Giving Back

14 Dec

One of the greatest pleasures for any writer who is not a cur is the opportunity to honor, or even better to gift the writers and editors who have inspired and supported him. I seem to lead a particularly charmed existence, as I’ve just had a third occasion to get a book or journal into the hands of the writer or editor who no longer had their own copy.

I learned the other day that Derek Pell, editor of the journal Not Guilty!, did not have a copy of the Absurdist Texts & Documents issue, which was probably my third or fourth publication ever as a young writer. I told Derek that I thought I might have a second copy that I could send him.


I confirmed today that I do indeed have a spare, and Derek will once again have an issue of this great magazine he edited.

The previous two return stories are connected to a fellow named Themistocles Hoetis, which was actually the nom de plume of a fellow named George Solomos.

I first came across the name Themistocles Hoetis when I found a hardbound anthology from 1956, Zero Anthology, at The Strand bookshop. Zero was an avant-leaning literary magazine that was founded in Paris in 1949. This anthology, from the year of my birth featured a number of major writers. I found this description in an online sale offer:


(BECKETT, Samuel). ZERO ANTHOLOGY of Literature and Art. No. 8. Edited by Themistocles Hoetis. Octavo, cloth, 239 pages. Contains the first book appearance of Paul Bowles’ novella length story “The Hours After Noon” and two other contributions [Miller B24]. Also prints Samuel Beckett’s short story “The Smeraldina’s Billet Doux” [F&F 16.01]; additional contributions by Gore Vidal, Marianne Moore, Colin Wilson, Federico Garcia Lorca, Samuel French Morse et al.

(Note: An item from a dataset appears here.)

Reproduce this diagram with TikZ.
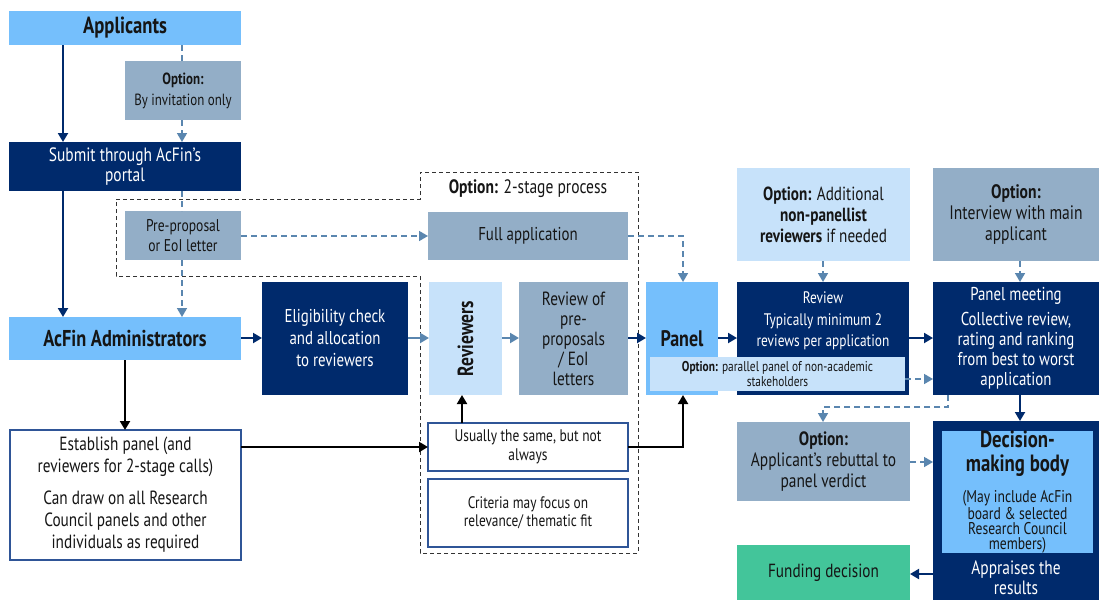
\documentclass[tikz,border=0pt]{standalone}
\usepackage{fontspec}
\setmainfont{PT Sans}[FakeStretch=0.80]
\usetikzlibrary{arrows.meta}
\definecolor{navy}{HTML}{002A6C}
\definecolor{lblue}{HTML}{75BFFC}
\definecolor{gblue}{HTML}{93AEC7}
\definecolor{pblue}{HTML}{C7E2FA}
\definecolor{steel}{HTML}{5A86AF}
\definecolor{fgreen}{HTML}{43C59A}
\definecolor{bord}{HTML}{2F5597}
\definecolor{ink}{HTML}{151515}
\tikzset{
  base/.style={inner sep=0pt, outer sep=0pt, align=center, text=ink, font=\fontsize{18}{21}\selectfont},
  navybox/.style={base, fill=navy, text=white},
  lbbox/.style={base, fill=lblue},
  gbbox/.style={base, fill=gblue},
  pbbox/.style={base, fill=pblue},
  wbox/.style={base, fill=white, draw=bord, line width=1.2pt},
  fbox/.style={base, fill=fgreen},
  tip/.style={-{Triangle[length=9pt,width=10pt]}},
  navyarrow/.style={draw=navy, line width=2pt, tip},
  steelarrow/.style={draw=steel, line width=2pt, tip},
  blackarrow/.style={draw=black, line width=2pt, tip},
  dashsteel/.style={draw=steel, line width=1.6pt, dash pattern=on 6pt off 4pt},
  dasharrow/.style={dashsteel, tip},
  outline/.style={draw=black!80, line width=1pt, dash pattern=on 4pt off 3pt},
}
\begin{document}
\begin{tikzpicture}[x=1pt,y=-1pt]
\useasboundingbox[fill=white] (0,0) rectangle (1099,600);
% dashed outline of the 2-stage option
\draw[outline] (116,199) -- (420,199) -- (420,172) -- (638,172) -- (638,553) -- (420,553) -- (420,276) -- (116,276) -- cycle;
\node[base, font=\fontsize{19.4}{22}\selectfont] (twostage) at (528,189) {\textbf{Option:} 2-stage process};

% left column
\node[lbbox, minimum width=232pt, minimum height=34pt, font=\bfseries\fontsize{23.3}{26}\selectfont] (app) at (125,28) {Applicants};
\node[gbbox, minimum width=116pt, minimum height=59pt, font=\fontsize{16.2}{21}\selectfont] (inv) at (183,90.5) {\textbf{Option:}\\By invitation only};
\node[navybox, minimum width=232pt, minimum height=49pt, font=\fontsize{19.3}{20}\selectfont] (sub) at (125,166.5) {Submit through AcFin’s\\portal};
\node[gbbox, minimum width=116pt, minimum height=49pt, font=\fontsize{17}{20}\selectfont] (pre) at (183,235.5) {Pre-proposal\\or EoI letter};
\node[lbbox, minimum width=232pt, minimum height=43pt, font=\bfseries\fontsize{22.9}{26}\selectfont] (adm) at (125,338.5) {AcFin Administrators};
\node[wbox, minimum width=231pt, minimum height=130pt, font=\fontsize{19.1}{22}\selectfont] (est) at (125.5,495) {Establish panel (and\\reviewers for 2-stage calls)\\[10pt]Can draw on all Research\\Council panels and other\\individuals as required};

% middle
\node[navybox, minimum width=146pt, minimum height=113pt, font=\fontsize{18.6}{22}\selectfont] (elig) at (335,338.5) {Eligibility check\\and allocation\\to reviewers};
\node[gbbox, minimum width=200pt, minimum height=48pt, font=\fontsize{18.6}{21}\selectfont] (full) at (528,236) {Full application};
\node[pbbox, minimum width=73pt, minimum height=113pt] (rev) at (465.5,338.5) {};
\node[base, rotate=90, font=\bfseries\fontsize{21.9}{24}\selectfont] (revtxt) at (rev.center) {Reviewers};
\node[gbbox, minimum width=109pt, minimum height=113pt, font=\fontsize{19.1}{20}\selectfont] (rpre) at (573.5,338.5) {Review of\\pre-\\proposals\\/ EoI\\letters};
\node[wbox, minimum width=200pt, minimum height=48pt, font=\fontsize{16.8}{19}\selectfont] (usu) at (528,447) {Usually the same, but not\\always};
\node[wbox, minimum width=200pt, minimum height=68pt, font=\fontsize{16.7}{18}\selectfont] (crit) at (528,513) {Criteria may focus on\\relevance/ thematic fit};

% panel and review
\node[lbbox, minimum width=72pt, minimum height=113pt, font=\bfseries\fontsize{22.5}{24}\selectfont] (panel) at (682,338.5) {Panel};
\node[navybox, minimum width=172pt, minimum height=113pt] (review) at (823,338.5) {};
\node[base, text=white, anchor=north, font=\fontsize{16.7}{21.5}\selectfont] (reviewtxt) at ([yshift=-10pt]review.north) {Review\\Typically minimum 2\\reviews per application};
\node[pbbox, minimum width=255pt, minimum height=34pt, font=\fontsize{14.2}{15}\selectfont] (par) at (777.5,374) {\textbf{Option:} parallel panel of non-academic\\stakeholders};
\node[pbbox, minimum width=173pt, minimum height=93pt, font=\fontsize{19}{21}\selectfont] (optadd) at (823.5,214.5) {\textbf{Option:} Additional\\\textbf{non-panellist}\\\textbf{reviewers} if needed};
\node[gbbox, minimum width=166pt, minimum height=93pt, font=\fontsize{19.5}{21}\selectfont] (optint) at (1016,214.5) {\textbf{Option:}\\Interview with main\\applicant};
\node[navybox, minimum width=166pt, minimum height=113pt, font=\fontsize{18.6}{20}\selectfont] (pm) at (1016,338.5) {Panel meeting\\[5pt]Collective review,\\rating and ranking\\from best to worst\\application};
\node[gbbox, minimum width=173pt, minimum height=79pt, font=\fontsize{19.3}{21}\selectfont] (reb) at (823.5,461.5) {\textbf{Option:}\\Applicant’s rebuttal to\\panel verdict};
\node[navybox, minimum width=166pt, minimum height=179pt] (dec) at (1016,510.5) {};
\node[lbbox, minimum width=151pt, minimum height=122pt, font=\fontsize{17}{15}\selectfont] (decin) at (1017.5,492) {\bfseries\fontsize{23.5}{15}\selectfont Decision-\\[6pt]\bfseries\fontsize{23.5}{15}\selectfont making body\\[13pt](May include AcFin\\board \& selected\\Research Council\\members)};
\node[base, text=white, font=\fontsize{19.3}{20}\selectfont] (appr) at (1016,578) {Appraises the\\results};
\node[fbox, minimum width=173pt, minimum height=55pt, font=\fontsize{19}{21}\selectfont] (fund) at (823.5,572.5) {Funding decision};

% reference columns and rows
\coordinate (cA) at (63,0);
\coordinate (cB) at (182,0);
\coordinate (cC) at (125,0);
\coordinate (cD) at (462,0);
\coordinate (cE) at (683,0);
\coordinate (cF) at (823,0);
\coordinate (cG) at (1020,0);
\coordinate (cH) at (948,0);
\coordinate (rMain) at (0,338);
\coordinate (rPre) at (0,236);
\coordinate (rUsu) at (0,447);
\coordinate (rPar) at (0,379);
\coordinate (rReb) at (0,462);
\coordinate (rFund) at (0,574);
\coordinate (rDash) at (0,407);

% connectors
\draw[navyarrow] (cA |- app.south) -- (cA |- sub.north);
\draw[dashsteel] (cB |- app.south) -- (cB |- inv.north);
\draw[dasharrow] (cB |- inv.south) -- (cB |- sub.north);
\draw[navyarrow] (cA |- sub.south) -- (cA |- adm.north);
\draw[dashsteel] (cB |- sub.south) -- (cB |- pre.north);
\draw[dasharrow] (cB |- pre.south) -- (cB |- adm.north);
\draw[dasharrow] (pre.east |- rPre) -- (full.west |- rPre);
\draw[dasharrow] (full.east |- rPre) -| (cE |- panel.north);
\draw[navyarrow] (adm.east |- rMain) -- (elig.west |- rMain);
\draw[steelarrow] (elig.east |- rMain) -- (rev.west |- rMain);
\draw[steelarrow] (rev.east |- rMain) -- (rpre.west |- rMain);
\draw[navyarrow] (rpre.east |- rMain) -- (panel.west |- rMain);
\draw[navyarrow] (panel.east |- rMain) -- (review.west |- rMain);
\draw[navyarrow] (review.east |- rMain) -- (pm.west |- rMain);
\draw[dasharrow] (optadd.south -| cF) -- (review.north -| cF);
\draw[dasharrow] (optint.south -| cG) -- (pm.north -| cG);
\draw[dasharrow] (par.east |- rPar) -- (pm.west |- rPar);
\draw[dasharrow] (pm.south -| cH) |- (rDash -| cF) -- (reb.north -| cF);
\draw[navyarrow] (pm.south -| cG) -- (dec.north -| cG);
\draw[dasharrow] (reb.east |- rReb) -- (dec.west |- rReb);
\draw[navyarrow] (dec.west |- rFund) -- (fund.east |- rFund);
\draw[blackarrow] (adm.south -| cC) -- (est.north -| cC);
\draw[blackarrow] (est.east |- rUsu) -- (usu.west |- rUsu);
\draw[blackarrow] (usu.north -| cD) -- (rev.south -| cD);
\draw[blackarrow] (usu.east |- rUsu) -| (cE |- panel.south);
\end{tikzpicture}
\end{document}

Another writer in that anthology was the irreplaceable Ursule Molinaro, whom I knew. So when I next saw Ursule after buying the anthology I mentioned it to her. She remembered Themisticles Hoetis as “a very nice young man.” And she told me she didn’t have a copy. So I told her I’d give her mine. I didn’t have to think twice. She’s in the publication, so she deserves to have a copy.

Coincidentally, a year or two later, browsing an outside stand in front of a used bookstore on Ann Street, I saw a spine with the name Themistocles Hoetis. It was his 1952 novel The Man Who Went Away. It was a dollar and of course I bought it. The prose was spare, the form somewhat experimental. It was a pretty good book.

I’m not sure exactly how the subject came up, but a mutual friend had told my Themistocles Hoetis anecdotes to novelist Caryl Phillips who, it turned out, had met Themistocles in London. So, when I eventually met Caz Phillips the name Themistocles Hoetis came up, and wouldn’t you know it, several months later Caz tells me that Themistocles is coming to New York, and he doesn’t own a copy of his own novel. No way I’d let a novelist, and certainly not a septugenarian one, be without a copy of his own novel. So I arranged to meet Themistocles Hoetis at his hotel with the book.

It was then I learned that Themistocles’ real name was George Solomos. His family, he told me, had forbade him to bring shame upon the family with his writings, so he took up a nom de plume. He also told me that some years prior many of his personal effects had been lost by Greyhound in a move. To give this man back a copy of his own book, to see the look of pleasure and gratitude, priceless!

I wonder what I’d have done if I didn’t have a second copy of Not Guilty! Who has the greater claim, the writer whose contributor’s copy it is, or the editor who made it all possible? Not many people know this, but I’m a secret pushover. I think I would have sent my only copy to Derek.